• **SUPPLIED INFORMATION**:
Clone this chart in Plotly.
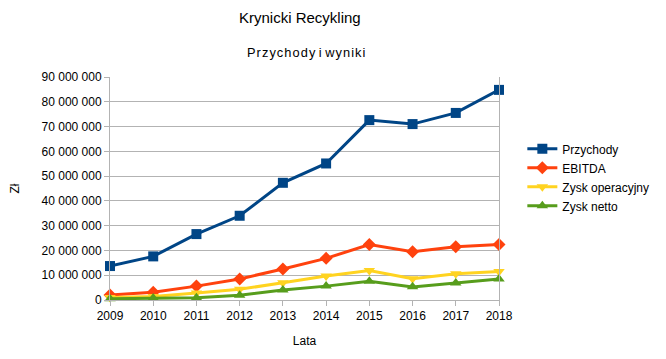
import plotly.graph_objects as go

years = [2009, 2010, 2011, 2012, 2013, 2014, 2015, 2016, 2017, 2018]
przychody = [13.7e6, 17.6e6, 26.6e6, 34.0e6, 47.3e6, 55.1e6, 72.6e6, 71.0e6, 75.5e6, 84.8e6]
ebitda = [2.0e6, 3.1e6, 5.6e6, 8.5e6, 12.5e6, 16.8e6, 22.4e6, 19.5e6, 21.5e6, 22.4e6]
zysk_oper = [1.0e6, 1.4e6, 2.8e6, 4.3e6, 7.0e6, 9.7e6, 11.9e6, 8.6e6, 10.6e6, 11.5e6]
zysk_netto = [0.5e6, 0.8e6, 0.9e6, 1.9e6, 4.0e6, 5.6e6, 7.6e6, 5.3e6, 6.9e6, 8.5e6]

series = [
    ("Przychody", przychody, "#004586", "square", 10),
    ("EBITDA", ebitda, "#ff420e", "diamond", 10),
    ("Zysk operacyjny", zysk_oper, "#ffd320", "triangle-down", 10),
    ("Zysk netto", zysk_netto, "#579d1c", "triangle-up", 10),
]

fig = go.Figure()
for name, vals, color, sym, size in series:
    fig.add_trace(go.Scatter(
        x=years, y=vals, name=name, mode="lines+markers",
        line=dict(color=color, width=3),
        marker=dict(symbol=sym, size=size, color=color),
        cliponaxis=False,
    ))

font = "Liberation Sans, Arial, sans-serif"
fig.update_layout(
    width=658, height=351,
    margin=dict(l=102, r=167, t=69, b=59, autoexpand=False),
    paper_bgcolor="white", plot_bgcolor="white",
    font=dict(family=font, size=12, color="#000000"),
    separators=". ",
    showlegend=True,
    legend=dict(x=1.06, y=0.55, xanchor="left", yanchor="middle",
                font=dict(size=12), tracegroupgap=0, itemwidth=30,
                bgcolor="rgba(0,0,0,0)"),
    annotations=[
        dict(text="Krynicki Recykling", x=0.488, y=18, xref="paper", yref="paper",
             showarrow=False, font=dict(size=15)),
        dict(text="\u200a".join("Przychody") + " " + "i" + " " + "\u200a".join("wyniki"),
             x=0.505, y=53, xref="paper", yref="paper", showarrow=False, font=dict(size=12.8)),
    ],
)
# convert annotation y pixels (window) to paper coords
plot_top, plot_bottom = 77, 300
for a in fig.layout.annotations:
    ypix = a.y
    a.y = (plot_bottom - ypix) / (plot_bottom - plot_top)
    a.yanchor = "middle"

fig.update_xaxes(
    range=[2009, 2018], tickmode="array", tickvals=years, ticktext=[str(y) for y in years],
    ticks="outside", ticklen=5, tickcolor="#b3b3b3", showgrid=False,
    showline=True, linecolor="#b3b3b3", linewidth=1, zeroline=False,
    title=dict(text="Lata", font=dict(size=12), standoff=14),
    tickfont=dict(size=12), automargin=False,
)
fig.update_yaxes(
    range=[0, 90e6], dtick=10e6, tickformat=",d",
    ticks="outside", ticklen=5, tickcolor="#b3b3b3",
    showgrid=True, gridcolor="#b3b3b3", gridwidth=1,
    showline=True, linecolor="#b3b3b3", linewidth=1, mirror=True, zeroline=False,
    title=dict(text="Zł", font=dict(size=12), standoff=19),
    tickfont=dict(size=12), automargin=False,
)

fig.write_html("out.html")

• **STATED EXERCISE**: Give back every line exactly as it stands, pictures excluded.

• **TASK SOLUTION**:
Clone this chart in Plotly.
import plotly.graph_objects as go

years = [2009, 2010, 2011, 2012, 2013, 2014, 2015, 2016, 2017, 2018]
przychody = [13.7e6, 17.6e6, 26.6e6, 34.0e6, 47.3e6, 55.1e6, 72.6e6, 71.0e6, 75.5e6, 84.8e6]
ebitda = [2.0e6, 3.1e6, 5.6e6, 8.5e6, 12.5e6, 16.8e6, 22.4e6, 19.5e6, 21.5e6, 22.4e6]
zysk_oper = [1.0e6, 1.4e6, 2.8e6, 4.3e6, 7.0e6, 9.7e6, 11.9e6, 8.6e6, 10.6e6, 11.5e6]
zysk_netto = [0.5e6, 0.8e6, 0.9e6, 1.9e6, 4.0e6, 5.6e6, 7.6e6, 5.3e6, 6.9e6, 8.5e6]

series = [
    ("Przychody", przychody, "#004586", "square", 10),
    ("EBITDA", ebitda, "#ff420e", "diamond", 10),
    ("Zysk operacyjny", zysk_oper, "#ffd320", "triangle-down", 10),
    ("Zysk netto", zysk_netto, "#579d1c", "triangle-up", 10),
]

fig = go.Figure()
for name, vals, color, sym, size in series:
    fig.add_trace(go.Scatter(
        x=years, y=vals, name=name, mode="lines+markers",
        line=dict(color=color, width=3),
        marker=dict(symbol=sym, size=size, color=color),
        cliponaxis=False,
    ))

font = "Liberation Sans, Arial, sans-serif"
fig.update_layout(
    width=658, height=351,
    margin=dict(l=102, r=167, t=69, b=59, autoexpand=False),
    paper_bgcolor="white", plot_bgcolor="white",
    font=dict(family=font, size=12, color="#000000"),
    separators=". ",
    showlegend=True,
    legend=dict(x=1.06, y=0.55, xanchor="left", yanchor="middle",
                font=dict(size=12), tracegroupgap=0, itemwidth=30,
                bgcolor="rgba(0,0,0,0)"),
    annotations=[
        dict(text="Krynicki Recykling", x=0.488, y=18, xref="paper", yref="paper",
             showarrow=False, font=dict(size=15)),
        dict(text="\u200a".join("Przychody") + " " + "i" + " " + "\u200a".join("wyniki"),
             x=0.505, y=53, xref="paper", yref="paper", showarrow=False, font=dict(size=12.8)),
    ],
)
# convert annotation y pixels (window) to paper coords
plot_top, plot_bottom = 77, 300
for a in fig.layout.annotations:
    ypix = a.y
    a.y = (plot_bottom - ypix) / (plot_bottom - plot_top)
    a.yanchor = "middle"

fig.update_xaxes(
    range=[2009, 2018], tickmode="array", tickvals=years, ticktext=[str(y) for y in years],
    ticks="outside", ticklen=5, tickcolor="#b3b3b3", showgrid=False,
    showline=True, linecolor="#b3b3b3", linewidth=1, zeroline=False,
    title=dict(text="Lata", font=dict(size=12), standoff=14),
    tickfont=dict(size=12), automargin=False,
)
fig.update_yaxes(
    range=[0, 90e6], dtick=10e6, tickformat=",d",
    ticks="outside", ticklen=5, tickcolor="#b3b3b3",
    showgrid=True, gridcolor="#b3b3b3", gridwidth=1,
    showline=True, linecolor="#b3b3b3", linewidth=1, mirror=True, zeroline=False,
    title=dict(text="Zł", font=dict(size=12), standoff=19),
    tickfont=dict(size=12), automargin=False,
)

fig.write_html("out.html")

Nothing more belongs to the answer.